Medium weight yarn is number four on the list. This includes worsted yarn weight and aran weight yarn. It also has afghan yarn on the list of medium weight yarns. This is a common weight for beginning knitters and works great for all projects. The ideal needle size for this weight is 7 to 9.

Bulky

Bulky thickness yarn is number five on the list of yarns. The types of yarns that fall into this category are chunky yarn, craft yarn, and rug yarn. This bulky weight yarn helps you to create a project quickly. It gives you a chunky looking finished project, which is perfect for a cowl or scarf. The ideal needle size for this yarn is 9 to 11.

Super Bulky

Super Bulky yarn is number six on the chart. Bulky yarn and roving yarn fit into this category. It is great for knitting a hat project in no time. This yarn is incredibly warm and gives your project a bulky look. The ideal needle size for this is 11 to 17.

Jumbo

The thickest yarn on the chart falls at number seven. This is the jumbo thickness. Jumbo yarn and roving yarn falls into this category. This is great for blankets, scarves, and decor for your house. The ideal needles are sizes 17 and up.

Types of Yarn

Wool

A blue and green ball of yarn.

Wool yarn is among the most common yarn that is available to knitters. It has many beneficial properties. It excels at keeping you warm in cold temperatures. It is durable and resists moisture. It also helps keep you cool when the weather turns hot. The wool fiber is breathable and pulls moisture away from your body. Wool is often mixed with other fibers to help the wool act more durably.
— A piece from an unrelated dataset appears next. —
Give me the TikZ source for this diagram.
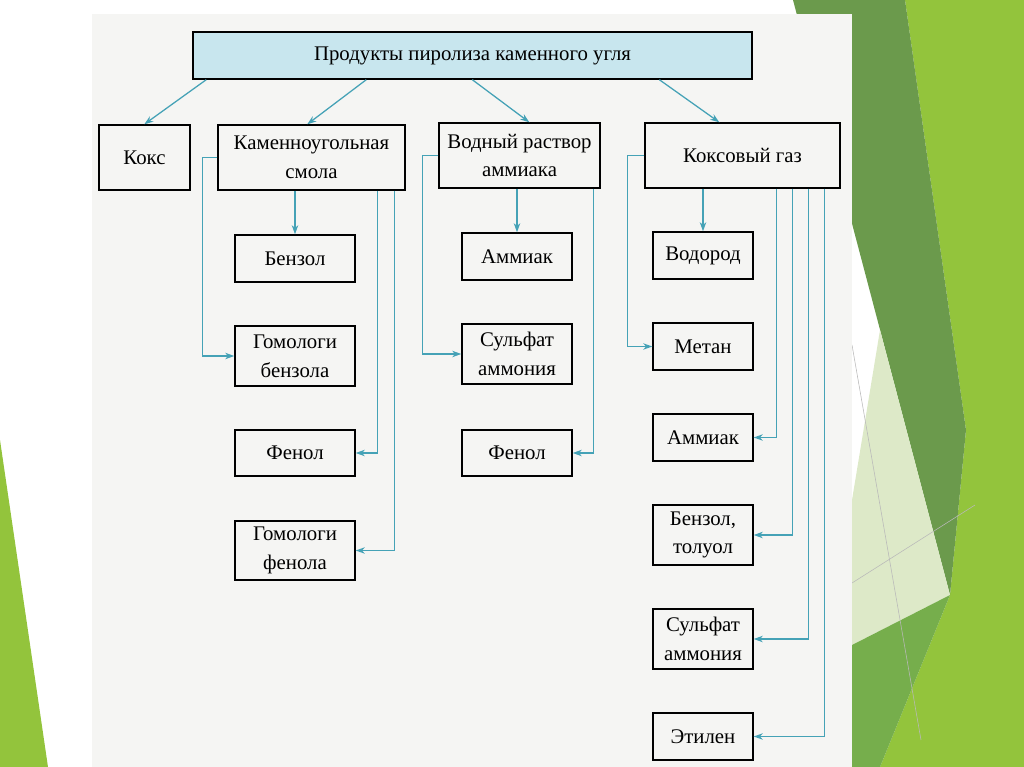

Wool fabric has property contained naturally within it that allows for it to extinguish the fire. This is primarily only found in wool. Wool is even found in baseballs, which may be a little known fact to some. Wool is easy to work with and relatively affordably priced. Wool yarn is ideal for sweaters, scarves, hats, gloves, and socks.

Pure and virgin wool is made from animal fleece, typically that of sheep. It is not made from recycled wool. It is a creamy white and can be easily dyed any color. Shetland wool comes from a sheep that is native to the Shetland Islands of Scotland. Icelandic wool creates a yarn that is soft yet rustic. Washable wool has been chemically treated or electronically treated to remove the outer layers of the fiber. These are the fuzziest layers. It does hold its shape after it has been blocked.

The four different types of wool yarn are:

  • Fine type wool
  • Medium type wool
  • Long type wool
  • Double type wool

There are some downsides to wool, such as it can be incredibly itching and irritating. Some people are allergic to wool and should not wear wool products. Garments that have been made from the wool may begin to pill after use. For best care, it should be washed by hand in water that is tepid.

Merino Wool

A ball of gray merino wool yarn.

Merino wool is a special type of wool that is fine and amazingly soft. This yarn does come from sheep, but a particular breed is called a Merino Sheep. This is a special class of work yarn because it does not cause any type of allergic reaction, even for those that are allergic to wool. Merino is considered a yarn for extreme knitting because it creates big chunky items.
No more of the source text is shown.